Policy Architectures
Contents
Policy Architectures#
We provide three vision-language models for encoding spatial-temporal information in robot learning for LLDM.
data:image/s3,"s3://crabby-images/6a44f/6a44f6610ed3c8dc10898206b544a85321fc4083" alt=""
data:image/s3,"s3://crabby-images/815d1/815d172ef3c1a26ae7ea59de48b47bda92ddcc4d" alt=""
BCRNNPolicy (ResNet-LSTM)#
(See Robomimic)
The visual information is encoded using a ResNet-like architecture, then the temporal information is summarized by an LSTM. The sentence embedding of the task description is added to the network via the FiLM layer.
BCTransformerPolicy (ResNet-Transformer)#
(See VIOLA)
The visual information is encoded using a ResNet-like architecture, then the temporal information is encoded by a temporal transformer that uses the visual encoded representations as tokens.
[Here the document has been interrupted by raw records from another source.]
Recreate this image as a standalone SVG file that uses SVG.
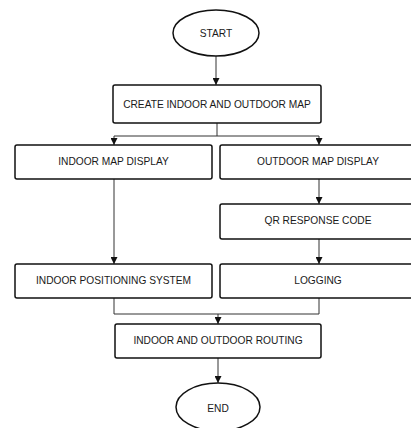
<svg xmlns="http://www.w3.org/2000/svg" width="411" height="428" viewBox="0 0 411 428">
<style>
.box{fill:#fff;stroke:#111;stroke-width:1.5}
.t{font-family:"Liberation Sans",Arial,sans-serif;font-size:10.2px;fill:#1a1a1a;text-anchor:middle;dominant-baseline:central}
.c{fill:none;stroke:#333;stroke-width:1}
</style>
<defs>
<marker id="ah" viewBox="0 0 10 10" refX="10" refY="5" markerWidth="7" markerHeight="7" markerUnits="userSpaceOnUse" orient="auto">
<path d="M0,0 L10,5 L0,10 Z" fill="#111"/>
</marker>
</defs>
<rect width="411" height="428" fill="#fff"/>
<g id="connectors">
<path class="c" d="M216,56 V85" marker-end="url(#ah)"/>
<path class="c" d="M217,123 V136"/>
<path class="c" d="M114,136 H319"/>
<path class="c" d="M114,136 V145" marker-end="url(#ah)"/>
<path class="c" d="M319,136 V145" marker-end="url(#ah)"/>
<path class="c" d="M319,179 V204" marker-end="url(#ah)"/>
<path class="c" d="M114,179 V264" marker-end="url(#ah)"/>
<path class="c" d="M319,239 V264" marker-end="url(#ah)"/>
<path class="c" d="M114,298 V314 H319 V298"/>
<path class="c" d="M218,314 V324" marker-end="url(#ah)"/>
<path class="c" d="M218,358 V383" marker-end="url(#ah)"/>
</g>
<g id="start">
<ellipse class="box" cx="216" cy="33" rx="43" ry="23"/>
<text class="t" x="216" y="33">START</text>
</g>
<g id="create">
<rect class="box" x="113" y="85" width="208" height="38" rx="2"/>
<text class="t" x="217" y="104">CREATE INDOOR AND OUTDOOR MAP</text>
</g>
<g id="indoor-map">
<rect class="box" x="15" y="145" width="197" height="34" rx="2"/>
<text class="t" x="113.5" y="161">INDOOR MAP DISPLAY</text>
</g>
<g id="outdoor-map">
<rect class="box" x="220" y="145" width="196" height="34" rx="2"/>
<text class="t" x="318" y="161">OUTDOOR MAP DISPLAY</text>
</g>
<g id="qr">
<rect class="box" x="220" y="204" width="196" height="35" rx="2"/>
<text class="t" x="318" y="220.5">QR RESPONSE CODE</text>
</g>
<g id="ips">
<rect class="box" x="15" y="264" width="197" height="34" rx="2"/>
<text class="t" x="113.5" y="280">INDOOR POSITIONING SYSTEM</text>
</g>
<g id="logging">
<rect class="box" x="220" y="264" width="196" height="34" rx="2"/>
<text class="t" x="318" y="280">LOGGING</text>
</g>
<g id="routing">
<rect class="box" x="115" y="324" width="206" height="34" rx="2"/>
<text class="t" x="218" y="340">INDOOR AND OUTDOOR ROUTING</text>
</g>
<g id="end">
<ellipse class="box" cx="218" cy="407" rx="42" ry="24"/>
<text class="t" x="218" y="408">END</text>
</g>
</svg>
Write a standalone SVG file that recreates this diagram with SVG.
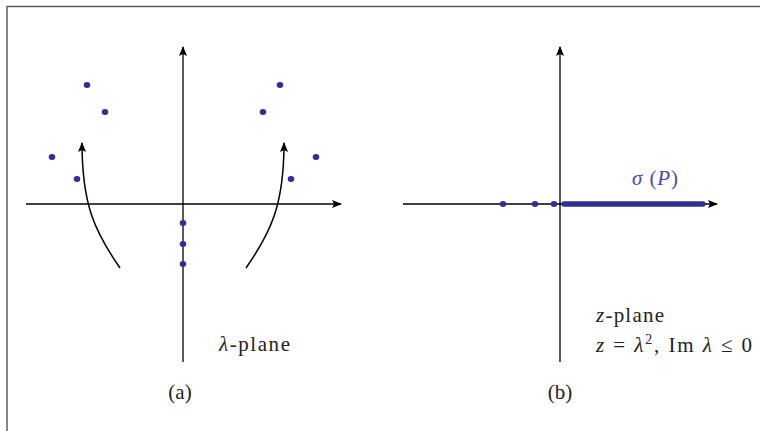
<svg xmlns="http://www.w3.org/2000/svg" width="760" height="431" viewBox="0 0 760 431">
<defs>
<marker id="ah" markerWidth="10" markerHeight="8" refX="9" refY="4" orient="auto" markerUnits="userSpaceOnUse">
<path d="M0,0 L10,4 L0,8 L2,4 Z" fill="#000"/>
</marker>
</defs>
<style>
.ax{stroke:#000;stroke-width:1.3;fill:none}
.cv{stroke:#000;stroke-width:1.5;fill:none}
.dot{fill:#2e3192}
text{font-family:'Liberation Serif','DejaVu Serif',serif;font-size:21px;fill:#222}
.it{font-style:italic}
.blue{fill:#4a4aa8}
</style>
<rect x="7" y="6.5" width="800" height="500" fill="none" stroke="#555" stroke-width="1.4"/>
<g id="connectors">
<line class="ax" x1="26" y1="204" x2="341" y2="204" marker-end="url(#ah)"/>
<line class="ax" x1="183" y1="362" x2="183" y2="47" marker-end="url(#ah)"/>
<path class="cv" d="M120,268 C95,232 82,205 82,143" marker-end="url(#ah)"/>
<path class="cv" d="M246,268 C271,232 284,205 284,143" marker-end="url(#ah)"/>
<line class="ax" x1="403" y1="204" x2="717" y2="204" marker-end="url(#ah)"/>
<line class="ax" x1="560" y1="362" x2="560" y2="47" marker-end="url(#ah)"/>
</g>
<g id="lambda-plane">
<ellipse class="dot" cx="87" cy="85" rx="3.3" ry="3"/>
<ellipse class="dot" cx="105" cy="112" rx="3.3" ry="3"/>
<ellipse class="dot" cx="52" cy="157" rx="3.3" ry="3"/>
<ellipse class="dot" cx="77" cy="179" rx="3.3" ry="3"/>
<ellipse class="dot" cx="280" cy="85" rx="3.3" ry="3"/>
<ellipse class="dot" cx="263" cy="112" rx="3.3" ry="3"/>
<ellipse class="dot" cx="316" cy="157" rx="3.3" ry="3"/>
<ellipse class="dot" cx="291" cy="179" rx="3.3" ry="3"/>
<ellipse class="dot" cx="183" cy="223" rx="3.3" ry="3"/>
<ellipse class="dot" cx="183" cy="244" rx="3.3" ry="3"/>
<ellipse class="dot" cx="183" cy="264" rx="3.3" ry="3"/>
<text x="219" y="351" textLength="71" lengthAdjust="spacing"><tspan class="it">λ</tspan>-plane</text>
<text x="180" y="399" text-anchor="middle">(a)</text>
</g>
<g id="z-plane">
<ellipse class="dot" cx="503" cy="204" rx="3.3" ry="3"/>
<ellipse class="dot" cx="535" cy="204" rx="3.3" ry="3"/>
<ellipse class="dot" cx="554" cy="204" rx="3.3" ry="3"/>
<line x1="564" y1="204" x2="703" y2="204" stroke="#2e3192" stroke-width="5.5" stroke-linecap="round"/>
<text class="blue" x="632" y="185" textLength="46" lengthAdjust="spacing"><tspan class="it">σ</tspan> (<tspan class="it">P</tspan>)</text>
<text x="596" y="322" textLength="68" lengthAdjust="spacing"><tspan class="it">z</tspan>-plane</text>
<text x="596" y="352" xml:space="preserve" textLength="156" lengthAdjust="spacing"><tspan class="it">z</tspan> = <tspan class="it">λ</tspan><tspan dy="-8" font-size="14">2</tspan><tspan dy="8">, Im </tspan><tspan class="it">λ</tspan> ≤ 0</text>
<text x="560" y="399" text-anchor="middle">(b)</text>
</g>
</svg>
The sentence embedding of the task description is added to the network via the FiLM layer.
BCViLTPolicy (ViT-Transformer)#
(See VilT)
The visual information is encoded using a ViT-like architecture, where the images are patchified. Then the temporal information is summarized by another transformer. The sentence embedding of the task description is treated as a token into the spatial ViT.